**SET TASK**
Begin with the first line of the material and copy each line word for word through the line that contains "width=158,minimum height=72,lbl] (sb)"; the pictures are left out.

**INFORMATION PROVIDED**
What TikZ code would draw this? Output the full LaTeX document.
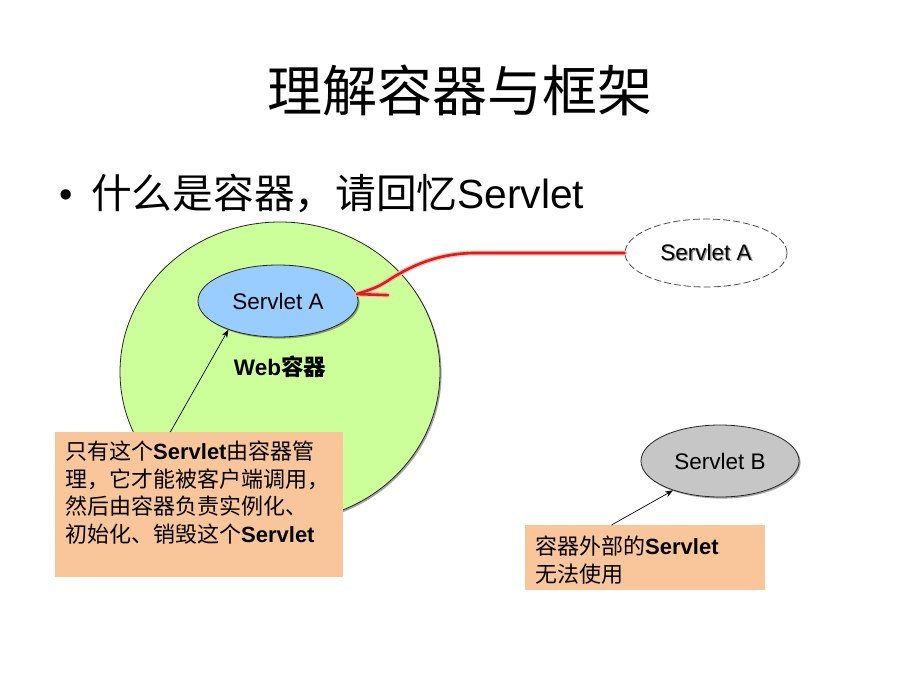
\documentclass[tikz,border=0pt]{standalone}
\usepackage{fontspec}
\setmainfont{Liberation Sans}
\newfontfamily\cjk{Noto Sans CJK SC}
\newcommand\zh[1]{{\cjk #1}}
\usetikzlibrary{shapes.geometric,arrows.meta,shadows,calc}
\definecolor{webgreen}{RGB}{204,255,153}
\definecolor{saBlue}{RGB}{153,204,255}
\definecolor{boxtan}{RGB}{249,198,155}
\definecolor{sbGray}{RGB}{198,198,198}
\definecolor{penred}{RGB}{222,30,20}
\tikzset{
  shade/.style={drop shadow={shadow xshift=1.6pt,shadow yshift=-1.6pt,fill=black,opacity=0.35}},
  oval/.style={ellipse,inner sep=0pt,draw=black!85,line width=0.8pt},
  lbl/.style={font=\fontsize{22.5}{26}\selectfont},
  note/.style={fill=boxtan,draw=none,inner sep=0pt,anchor=north west},
  notetext/.style={anchor=north west,inner sep=0pt,align=left,font=\fontsize{22}{27.5}\selectfont},
  thinarrow/.style={draw=black,line width=0.7pt,-{Stealth[length=8pt,width=6pt]}},
  redpen/.style={draw=penred,line width=2.6pt,line cap=round,line join=round,
    preaction={draw=penred!30,line width=5pt,line cap=round,line join=round}}
}
\begin{document}
\begin{tikzpicture}[x=1pt,y=-1pt]
\useasboundingbox (0,0) rectangle (920,690);
\fill[white] (0,0) rectangle (920,690);

% title and bullet
\node[anchor=base,inner sep=0pt,font=\cjk\fontsize{55}{60}\selectfont] (title) at (460,112) {理解容器与框架};
\node[anchor=base,inner sep=0pt,font=\fontsize{38}{44}\selectfont] (bul) at (66,207) {•};
\node[anchor=base west,inner sep=0pt,font=\fontsize{40.7}{46}\selectfont] (sub) at (91,208) {\zh{什么是容器，请回忆}Servlet};

% web container
\node[oval,shade,fill=webgreen,minimum width=320,minimum height=300] (web) at (280,372) {};
\node[oval,shade,fill=saBlue,minimum width=160,minimum height=72,lbl] (sa) at (278,301) {Servlet A};
\node[lbl,inner sep=0pt] (weblbl) at (280,367) {\bfseries Web\zh{容器}};

% outside servlet A (dashed)
\node[ellipse,inner sep=0pt,draw=black!70,dash pattern=on 7pt off 3pt,line width=0.8pt,
      minimum width=162,minimum height=68,lbl] (sa2) at (706,253)
      {\rlap{\hspace{1.6pt}\raisebox{-1.6pt}{\color{black!40}Servlet A}}Servlet A};

% Servlet B
\node[oval,shade,fill=sbGray,minimum width=158,minimum height=72,lbl] (sb) at (720,461) {Servlet B};

% red hand-drawn arrow
\draw[redpen] (sa2.west) -- (472,253)
  .. controls (442,254) and (418,262) .. (392,278)
  .. controls (378,287) .. (sa.5) -- ++(31,1);

% note boxes
\node[note,minimum width=288,minimum height=145] (b1) at (55,432) {};
\node[notetext] (t1) at (65,441) {\zh{只有这个}\textbf{Servlet}\zh{由容器管}\\\zh{理，它才能被客户端调用，}\\\zh{然后由容器负责实例化、}\\\zh{初始化、销毁这个}\textbf{Servlet}};

\node[note,minimum width=240,minimum height=65] (b2) at (525,525) {};
\node[notetext] (t2) at (535,536) {\zh{容器外部的}\textbf{Servlet}\\\zh{无法使用}};

% thin arrows
\draw[thinarrow] ($(b1.north west)!0.4!(b1.north east)$) -- (sa.210);
\draw[thinarrow] ($(b2.north west)!0.36!(b2.north east)$) -- (sb.212);
\end{tikzpicture}
\end{document}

**RIGHT ANSWER**
What TikZ code would draw this? Output the full LaTeX document.
\documentclass[tikz,border=0pt]{standalone}
\usepackage{fontspec}
\setmainfont{Liberation Sans}
\newfontfamily\cjk{Noto Sans CJK SC}
\newcommand\zh[1]{{\cjk #1}}
\usetikzlibrary{shapes.geometric,arrows.meta,shadows,calc}
\definecolor{webgreen}{RGB}{204,255,153}
\definecolor{saBlue}{RGB}{153,204,255}
\definecolor{boxtan}{RGB}{249,198,155}
\definecolor{sbGray}{RGB}{198,198,198}
\definecolor{penred}{RGB}{222,30,20}
\tikzset{
  shade/.style={drop shadow={shadow xshift=1.6pt,shadow yshift=-1.6pt,fill=black,opacity=0.35}},
  oval/.style={ellipse,inner sep=0pt,draw=black!85,line width=0.8pt},
  lbl/.style={font=\fontsize{22.5}{26}\selectfont},
  note/.style={fill=boxtan,draw=none,inner sep=0pt,anchor=north west},
  notetext/.style={anchor=north west,inner sep=0pt,align=left,font=\fontsize{22}{27.5}\selectfont},
  thinarrow/.style={draw=black,line width=0.7pt,-{Stealth[length=8pt,width=6pt]}},
  redpen/.style={draw=penred,line width=2.6pt,line cap=round,line join=round,
    preaction={draw=penred!30,line width=5pt,line cap=round,line join=round}}
}
\begin{document}
\begin{tikzpicture}[x=1pt,y=-1pt]
\useasboundingbox (0,0) rectangle (920,690);
\fill[white] (0,0) rectangle (920,690);

% title and bullet
\node[anchor=base,inner sep=0pt,font=\cjk\fontsize{55}{60}\selectfont] (title) at (460,112) {理解容器与框架};
\node[anchor=base,inner sep=0pt,font=\fontsize{38}{44}\selectfont] (bul) at (66,207) {•};
\node[anchor=base west,inner sep=0pt,font=\fontsize{40.7}{46}\selectfont] (sub) at (91,208) {\zh{什么是容器，请回忆}Servlet};

% web container
\node[oval,shade,fill=webgreen,minimum width=320,minimum height=300] (web) at (280,372) {};
\node[oval,shade,fill=saBlue,minimum width=160,minimum height=72,lbl] (sa) at (278,301) {Servlet A};
\node[lbl,inner sep=0pt] (weblbl) at (280,367) {\bfseries Web\zh{容器}};

% outside servlet A (dashed)
\node[ellipse,inner sep=0pt,draw=black!70,dash pattern=on 7pt off 3pt,line width=0.8pt,
      minimum width=162,minimum height=68,lbl] (sa2) at (706,253)
      {\rlap{\hspace{1.6pt}\raisebox{-1.6pt}{\color{black!40}Servlet A}}Servlet A};

% Servlet B
\node[oval,shade,fill=sbGray,minimum width=158,minimum height=72,lbl] (sb) at (720,461) {Servlet B};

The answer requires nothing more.